ALTR ($29 ) Results Just Miss Reduced Forecasts
SAN JOSE (Reuters) - Specialty chipmaker Altera Corp. (NasdaqNM:ALTR - news) on Thursday reported fourth-quarter earnings that narrowly missed reduced forecasts and said an industry-wide correction will hurt demand in the short term.
The San Jose-based company said profits before a gain rose 46 percent to $102.7 million, or 25 cents a share, from $70.4 million, or 17 cents a year ago. Sales rose 55 percent to $367.9 million from $237.2 million last year.
Analysts had forecast earnings of 26 cents a share, according to First Call/Thomson Financial, a figure that had been reduced following a sales warning in November.
Including a $102.8 million gain related to the company's sale of its interest in Wafertech, the company posted net income of $205.5 million, or 50 cents per diluted share.
Microchip makers were hurt at the end of last year by a drop in technology spending by businesses and consumers, and many analysts suspect the difficulties will continue through part of 2001.
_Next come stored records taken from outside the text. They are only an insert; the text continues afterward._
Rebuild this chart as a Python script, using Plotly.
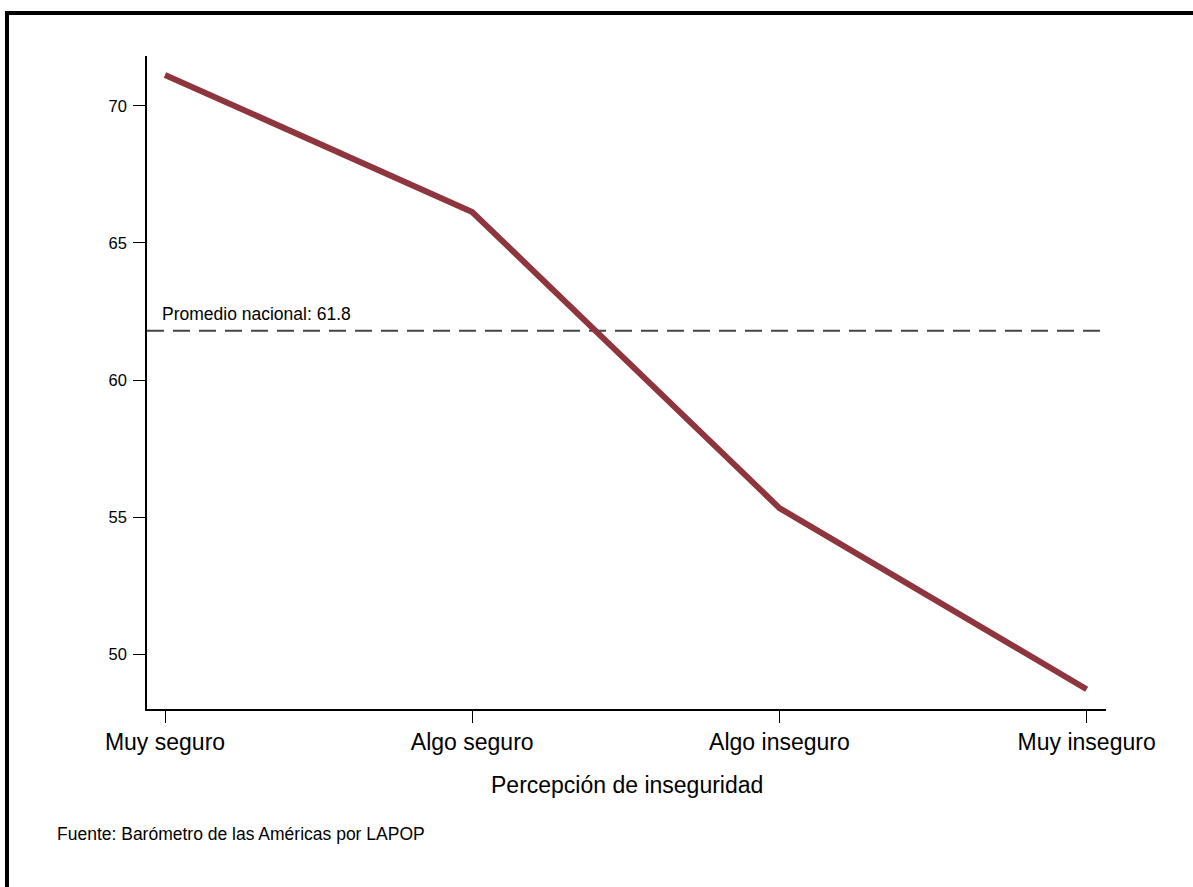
import plotly.graph_objects as go

categories = ["Muy seguro", "Algo seguro", "Algo inseguro", "Muy inseguro"]
values = [71.13, 66.13, 55.33, 48.72]
national_avg = 61.8
y_ticks = [50, 55, 60, 65, 70]

x_idx = list(range(len(categories)))

fig = go.Figure()
fig.add_trace(go.Scatter(
    x=x_idx, y=values, mode="lines",
    line=dict(color="#8f353d", width=6),
    showlegend=False, hoverinfo="skip",
))

font_family = "Liberation Sans, Arial, sans-serif"

fig.update_layout(
    width=1193, height=887,
    margin=dict(l=147, r=87, t=56, b=178, autoexpand=False),
    paper_bgcolor="white", plot_bgcolor="white",
    font=dict(family=font_family, color="black"),
    xaxis=dict(
        range=[-0.0586, 3.063],
        tickvals=x_idx, ticktext=categories,
        showline=True, linecolor="black", linewidth=1.5,
        ticks="outside", ticklen=12, tickwidth=1.2, tickcolor="black",
        showgrid=False, zeroline=False,
        tickfont=dict(size=23, family=font_family, color="black"),
    ),
    yaxis=dict(
        range=[48.0, 71.82],
        tickvals=y_ticks,
        showline=True, linecolor="black", linewidth=1.5,
        ticks="outside", ticklen=12, tickwidth=1.2, tickcolor="black",
        showgrid=False, zeroline=False, ticklabelstandoff=3,
        tickfont=dict(size=16.5, family=font_family, color="black"),
    ),
    shapes=[
        dict(type="line", xref="paper", yref="y", x0=0, x1=1,
             y0=national_avg, y1=national_avg,
             line=dict(color="#444444", width=2, dash="17px,9px"), layer="below"),
        dict(type="line", xref="paper", yref="paper", x0=-0.146, x1=1.2,
             y0=1.0659, y1=1.0659, line=dict(color="black", width=4)),
        dict(type="line", xref="paper", yref="paper", x0=-0.146, x1=-0.146,
             y0=1.0689, y1=-0.5, line=dict(color="black", width=4)),
    ],
    annotations=[
        dict(text=f"Promedio nacional: {national_avg}", xref="paper", yref="y",
             x=0.0136, y=national_avg, xanchor="left", yanchor="bottom", yshift=5,
             showarrow=False, font=dict(size=17.5, family=font_family, color="black")),
        dict(text="Percepción de inseguridad", xref="paper", yref="paper",
             x=0.5, y=-0.1164, xanchor="center", yanchor="middle",
             showarrow=False, font=dict(size=23, family=font_family, color="black")),
        dict(text="Fuente: Barómetro de las Américas por LAPOP", xref="paper", yref="paper",
             x=-0.0962, y=-0.1914, xanchor="left", yanchor="middle",
             showarrow=False, font=dict(size=17.5, family=font_family, color="black")),
    ],
)

fig.write_html("out.html", config={"displayModeBar": False},
               post_script="document.body.style.margin='0px';")
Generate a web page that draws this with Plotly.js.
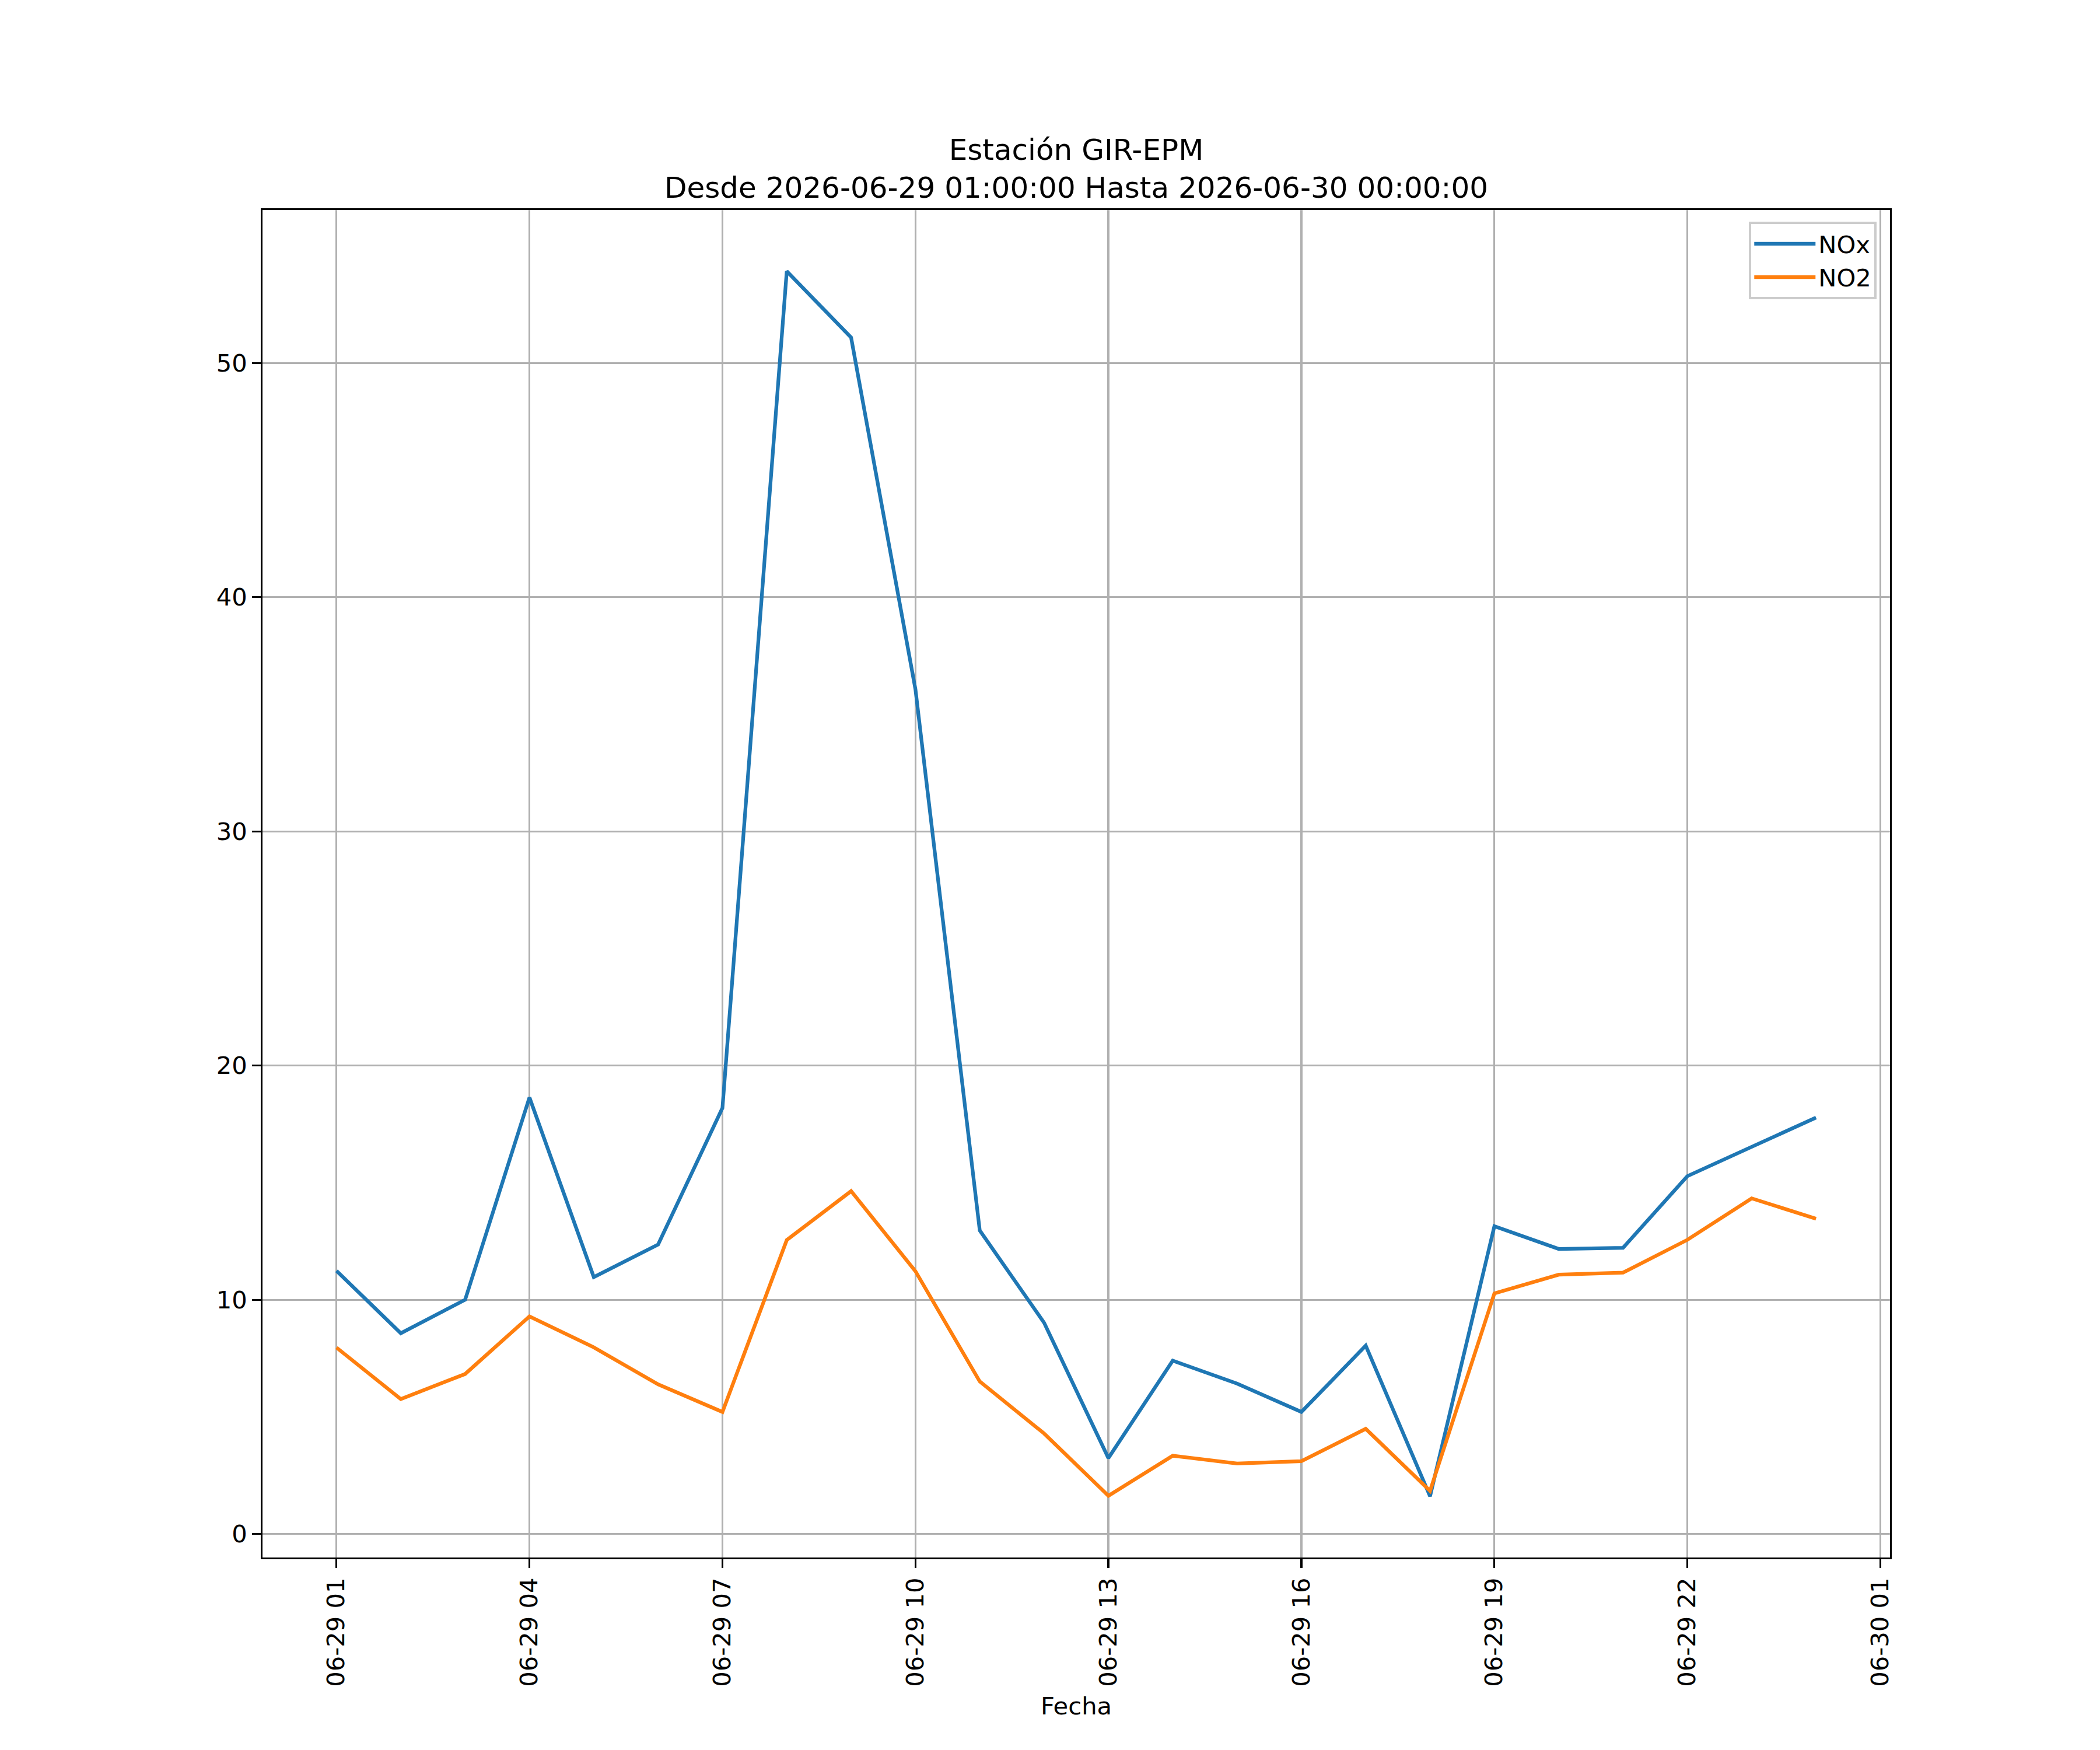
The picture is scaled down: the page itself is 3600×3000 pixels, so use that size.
<!DOCTYPE html>
<html>
<head>
<meta charset="utf-8">
<script src="https://cdn.plot.ly/plotly-3.0.1.min.js"></script>
<style>html,body{margin:0;padding:0;background:#fff;}</style>
</head>
<body>
<div id="chart" style="width:3600px;height:3000px;"></div>
<script>
var fechas = [
  '2026-06-29 01:00', '2026-06-29 02:00', '2026-06-29 03:00', '2026-06-29 04:00',
  '2026-06-29 05:00', '2026-06-29 06:00', '2026-06-29 07:00', '2026-06-29 08:00',
  '2026-06-29 09:00', '2026-06-29 10:00', '2026-06-29 11:00', '2026-06-29 12:00',
  '2026-06-29 13:00', '2026-06-29 14:00', '2026-06-29 15:00', '2026-06-29 16:00',
  '2026-06-29 17:00', '2026-06-29 18:00', '2026-06-29 19:00', '2026-06-29 20:00',
  '2026-06-29 21:00', '2026-06-29 22:00', '2026-06-29 23:00', '2026-06-30 00:00'
];
var nox = [11.24, 8.57, 10.0, 18.64, 10.97, 12.36, 18.19, 53.92, 51.09, 36.07, 12.96, 9.02,
           3.24, 7.40, 6.42, 5.21, 8.04, 1.61, 13.14, 12.17, 12.22, 15.28, 16.53, 17.78];
var no2 = [7.96, 5.76, 6.83, 9.29, 7.97, 6.39, 5.21, 12.55, 14.64, 11.22, 6.51, 4.29,
           1.63, 3.34, 3.01, 3.11, 4.49, 1.84, 10.27, 11.07, 11.16, 12.56, 14.33, 13.46];
var seriesNames = ['NOx', 'NO2'];
var titleLines = ['Estación GIR-EPM', 'Desde 2026-06-29 01:00:00 Hasta 2026-06-30 00:00:00'];
var xLabel = 'Fecha';

var FONT = 'DejaVu Sans, Verdana, sans-serif';
var PT = 300 / 72;

var allVals = nox.concat(no2);
var ymin = Math.min.apply(null, allVals), ymax = Math.max.apply(null, allVals);
var ypad = (ymax - ymin) * 0.05;

var traces = [
  {x: fechas, y: nox, name: seriesNames[0], type: 'scatter', mode: 'lines',
   line: {color: '#1f77b4', width: 1.5 * PT}},
  {x: fechas, y: no2, name: seriesNames[1], type: 'scatter', mode: 'lines',
   line: {color: '#ff7f0e', width: 1.5 * PT}}
];

var axisCommon = {
  showline: true, linecolor: '#000', linewidth: 0.8 * PT, mirror: true,
  showgrid: true, gridcolor: '#b0b0b0', gridwidth: 0.8 * PT,
  zeroline: false,
  ticks: 'outside', ticklen: 3.5 * PT, tickwidth: 0.8 * PT, tickcolor: '#000',
  tickfont: {family: FONT, size: 10 * PT, color: '#000'}
};

var layout = {
  width: 3600, height: 3000,
  paper_bgcolor: '#fff', plot_bgcolor: '#fff',
  margin: {l: 450, r: 360, t: 360, b: 330, pad: 0},
  font: {family: FONT, size: 10 * PT, color: '#000'},
  title: {
    text: titleLines.join('<br>'),
    font: {family: FONT, size: 12 * PT, color: '#000'},
    x: 0.5, xref: 'paper', xanchor: 'center',
    y: 0.9087, yref: 'container', yanchor: 'top'
  },
  xaxis: Object.assign({}, axisCommon, {
    type: 'date',
    range: ['2026-06-28 23:51:00', '2026-06-30 01:09:00'],
    tick0: '2026-06-29 01:00', dtick: 3 * 3600 * 1000,
    tickformat: '%m-%d %H', tickangle: -90,
    automargin: false,
    title: {text: xLabel, font: {family: FONT, size: 10 * PT, color: '#000'}, standoff: 20}
  }),
  yaxis: Object.assign({}, axisCommon, {
    range: [ymin - ypad, ymax + ypad],
    tick0: 0, dtick: 10,
    automargin: false
  }),
  showlegend: true,
  legend: {
    x: 0.9918, xanchor: 'right', xref: 'paper',
    y: 0.9913, yanchor: 'top', yref: 'paper',
    bgcolor: 'rgba(255,255,255,0.8)', bordercolor: '#cccccc', borderwidth: 1.0 * PT,
    font: {family: FONT, size: 10 * PT, color: '#000'},
    itemwidth: 105, tracegroupgap: 0
  }
};

Plotly.newPlot('chart', traces, layout, {displayModeBar: false, staticPlot: true});
</script>
</body>
</html>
Altera's inventory is expected to rise to about 7.5 months of product at the end of the first quarter due to a sales slowdown, settling to near its target inventory of 6 months by the end of the second quarter, the company said in a conference call with investors.
Altera, along with its principal rival Xilinx Inc. (NasdaqNM:XLNX - news), warned Nov. 29 that fourth-quarter sales would be little changed from the $395.4 million reported in the third quarter, citing sluggish November sales.
Shares of Altera rose to $34 in afterhours trading from its close of $32-1/4, according to Instinet. The stock had already risen $1-1/6, or 3.4 percent, in regular trading.
Since March, when technology companies were hit hard by investors, shares of Altera have outperformed the Philadelphia Stock Exchange Semiconductor Index (^SOXX - news) by 23 percent.
Over the same period, Altera stock had outperformed Xilinx shares by as much 25 percent through September, although that has now been reduced to about 5 percent.